Transcribe everything in the data word for word. Pictures are left out.

DATA EXCERPT:
# # # # # # #
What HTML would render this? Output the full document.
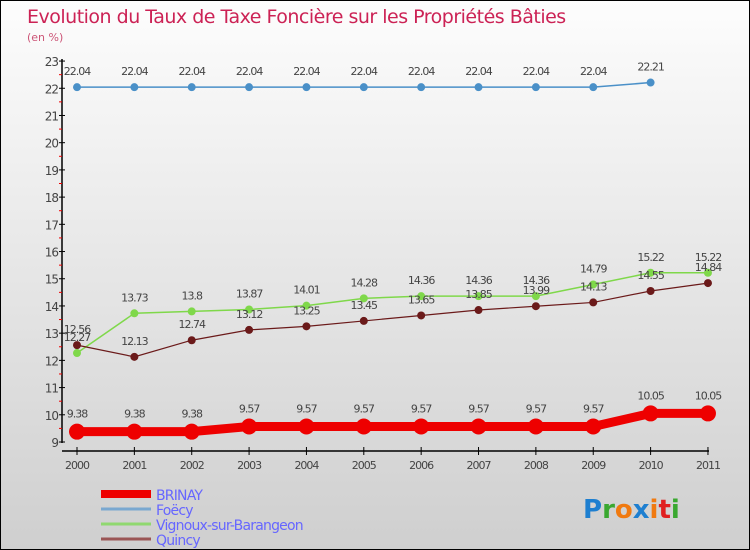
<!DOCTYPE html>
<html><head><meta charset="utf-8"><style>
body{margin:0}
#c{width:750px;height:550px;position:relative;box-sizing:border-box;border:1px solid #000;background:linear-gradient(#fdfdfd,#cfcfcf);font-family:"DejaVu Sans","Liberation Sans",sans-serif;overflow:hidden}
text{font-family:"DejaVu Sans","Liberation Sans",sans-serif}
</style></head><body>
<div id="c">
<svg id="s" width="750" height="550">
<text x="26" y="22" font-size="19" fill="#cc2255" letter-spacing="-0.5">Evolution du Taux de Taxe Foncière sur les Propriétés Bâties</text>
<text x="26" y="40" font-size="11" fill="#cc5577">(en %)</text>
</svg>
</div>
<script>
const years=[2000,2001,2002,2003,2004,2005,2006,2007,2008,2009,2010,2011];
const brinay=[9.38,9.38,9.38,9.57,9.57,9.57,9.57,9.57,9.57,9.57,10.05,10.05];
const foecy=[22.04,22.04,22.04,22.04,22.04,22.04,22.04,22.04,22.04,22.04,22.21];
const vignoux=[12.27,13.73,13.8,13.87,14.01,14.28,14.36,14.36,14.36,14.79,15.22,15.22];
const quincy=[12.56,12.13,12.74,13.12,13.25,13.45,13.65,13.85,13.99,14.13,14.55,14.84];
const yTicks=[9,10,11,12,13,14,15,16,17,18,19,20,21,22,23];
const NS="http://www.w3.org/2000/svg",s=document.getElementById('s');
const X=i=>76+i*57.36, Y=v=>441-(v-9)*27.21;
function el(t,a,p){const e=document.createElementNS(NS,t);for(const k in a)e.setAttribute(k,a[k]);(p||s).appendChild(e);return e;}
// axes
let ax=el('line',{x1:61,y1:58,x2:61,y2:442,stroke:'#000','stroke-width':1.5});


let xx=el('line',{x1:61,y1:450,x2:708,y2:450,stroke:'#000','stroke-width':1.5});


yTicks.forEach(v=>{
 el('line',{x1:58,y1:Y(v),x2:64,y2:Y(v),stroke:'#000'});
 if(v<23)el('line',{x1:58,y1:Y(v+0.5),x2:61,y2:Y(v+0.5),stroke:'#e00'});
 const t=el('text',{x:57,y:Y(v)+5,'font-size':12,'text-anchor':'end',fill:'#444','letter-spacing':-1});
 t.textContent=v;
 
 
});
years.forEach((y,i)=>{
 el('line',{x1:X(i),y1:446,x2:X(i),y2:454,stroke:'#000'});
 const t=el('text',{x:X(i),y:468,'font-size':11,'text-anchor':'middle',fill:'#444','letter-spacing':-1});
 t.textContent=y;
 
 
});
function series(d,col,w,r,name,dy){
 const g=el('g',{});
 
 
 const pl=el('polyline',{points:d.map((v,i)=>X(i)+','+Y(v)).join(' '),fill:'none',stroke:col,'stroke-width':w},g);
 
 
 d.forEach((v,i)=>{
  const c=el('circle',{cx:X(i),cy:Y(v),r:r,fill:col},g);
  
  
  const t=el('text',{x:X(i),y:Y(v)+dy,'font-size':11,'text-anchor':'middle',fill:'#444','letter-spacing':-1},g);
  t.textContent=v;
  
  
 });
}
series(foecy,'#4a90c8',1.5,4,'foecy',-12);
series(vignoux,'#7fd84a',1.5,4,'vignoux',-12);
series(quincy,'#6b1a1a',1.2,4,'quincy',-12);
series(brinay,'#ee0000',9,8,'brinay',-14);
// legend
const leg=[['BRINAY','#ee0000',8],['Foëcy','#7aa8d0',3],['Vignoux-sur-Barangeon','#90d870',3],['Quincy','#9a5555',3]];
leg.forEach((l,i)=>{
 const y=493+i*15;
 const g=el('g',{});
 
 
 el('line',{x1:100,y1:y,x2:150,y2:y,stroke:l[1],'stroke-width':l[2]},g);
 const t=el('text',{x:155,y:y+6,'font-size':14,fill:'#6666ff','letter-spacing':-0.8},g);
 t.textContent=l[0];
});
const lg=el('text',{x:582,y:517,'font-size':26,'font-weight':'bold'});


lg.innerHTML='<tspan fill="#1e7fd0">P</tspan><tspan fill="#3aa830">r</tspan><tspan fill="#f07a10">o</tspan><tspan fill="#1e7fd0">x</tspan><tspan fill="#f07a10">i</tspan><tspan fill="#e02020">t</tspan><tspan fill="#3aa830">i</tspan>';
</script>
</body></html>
# # # # # # #
WRITTEN SOLUTION:
What HTML would render this? Output the full document.
<!DOCTYPE html>
<html><head><meta charset="utf-8"><style>
body{margin:0}
#c{width:750px;height:550px;position:relative;box-sizing:border-box;border:1px solid #000;background:linear-gradient(#fdfdfd,#cfcfcf);font-family:"DejaVu Sans","Liberation Sans",sans-serif;overflow:hidden}
text{font-family:"DejaVu Sans","Liberation Sans",sans-serif}
</style></head><body>
<div id="c">
<svg id="s" width="750" height="550">
<text x="26" y="22" font-size="19" fill="#cc2255" letter-spacing="-0.5">Evolution du Taux de Taxe Foncière sur les Propriétés Bâties</text>
<text x="26" y="40" font-size="11" fill="#cc5577">(en %)</text>
</svg>
</div>
<script>
const years=[2000,2001,2002,2003,2004,2005,2006,2007,2008,2009,2010,2011];
const brinay=[9.38,9.38,9.38,9.57,9.57,9.57,9.57,9.57,9.57,9.57,10.05,10.05];
const foecy=[22.04,22.04,22.04,22.04,22.04,22.04,22.04,22.04,22.04,22.04,22.21];
const vignoux=[12.27,13.73,13.8,13.87,14.01,14.28,14.36,14.36,14.36,14.79,15.22,15.22];
const quincy=[12.56,12.13,12.74,13.12,13.25,13.45,13.65,13.85,13.99,14.13,14.55,14.84];
const yTicks=[9,10,11,12,13,14,15,16,17,18,19,20,21,22,23];
const NS="http://www.w3.org/2000/svg",s=document.getElementById('s');
const X=i=>76+i*57.36, Y=v=>441-(v-9)*27.21;
function el(t,a,p){const e=document.createElementNS(NS,t);for(const k in a)e.setAttribute(k,a[k]);(p||s).appendChild(e);return e;}
// axes
let ax=el('line',{x1:61,y1:58,x2:61,y2:442,stroke:'#000','stroke-width':1.5});


let xx=el('line',{x1:61,y1:450,x2:708,y2:450,stroke:'#000','stroke-width':1.5});


yTicks.forEach(v=>{
 el('line',{x1:58,y1:Y(v),x2:64,y2:Y(v),stroke:'#000'});
 if(v<23)el('line',{x1:58,y1:Y(v+0.5),x2:61,y2:Y(v+0.5),stroke:'#e00'});
 const t=el('text',{x:57,y:Y(v)+5,'font-size':12,'text-anchor':'end',fill:'#444','letter-spacing':-1});
 t.textContent=v;
 
 
});
years.forEach((y,i)=>{
 el('line',{x1:X(i),y1:446,x2:X(i),y2:454,stroke:'#000'});
 const t=el('text',{x:X(i),y:468,'font-size':11,'text-anchor':'middle',fill:'#444','letter-spacing':-1});
 t.textContent=y;
 
 
});
function series(d,col,w,r,name,dy){
 const g=el('g',{});
 
 
 const pl=el('polyline',{points:d.map((v,i)=>X(i)+','+Y(v)).join(' '),fill:'none',stroke:col,'stroke-width':w},g);
 
 
 d.forEach((v,i)=>{
  const c=el('circle',{cx:X(i),cy:Y(v),r:r,fill:col},g);
  
  
  const t=el('text',{x:X(i),y:Y(v)+dy,'font-size':11,'text-anchor':'middle',fill:'#444','letter-spacing':-1},g);
  t.textContent=v;
  
  
 });
}
series(foecy,'#4a90c8',1.5,4,'foecy',-12);
series(vignoux,'#7fd84a',1.5,4,'vignoux',-12);
series(quincy,'#6b1a1a',1.2,4,'quincy',-12);
series(brinay,'#ee0000',9,8,'brinay',-14);
// legend
const leg=[['BRINAY','#ee0000',8],['Foëcy','#7aa8d0',3],['Vignoux-sur-Barangeon','#90d870',3],['Quincy','#9a5555',3]];
leg.forEach((l,i)=>{
 const y=493+i*15;
 const g=el('g',{});
 
 
 el('line',{x1:100,y1:y,x2:150,y2:y,stroke:l[1],'stroke-width':l[2]},g);
 const t=el('text',{x:155,y:y+6,'font-size':14,fill:'#6666ff','letter-spacing':-0.8},g);
 t.textContent=l[0];
});
const lg=el('text',{x:582,y:517,'font-size':26,'font-weight':'bold'});


lg.innerHTML='<tspan fill="#1e7fd0">P</tspan><tspan fill="#3aa830">r</tspan><tspan fill="#f07a10">o</tspan><tspan fill="#1e7fd0">x</tspan><tspan fill="#f07a10">i</tspan><tspan fill="#e02020">t</tspan><tspan fill="#3aa830">i</tspan>';
</script>
</body></html>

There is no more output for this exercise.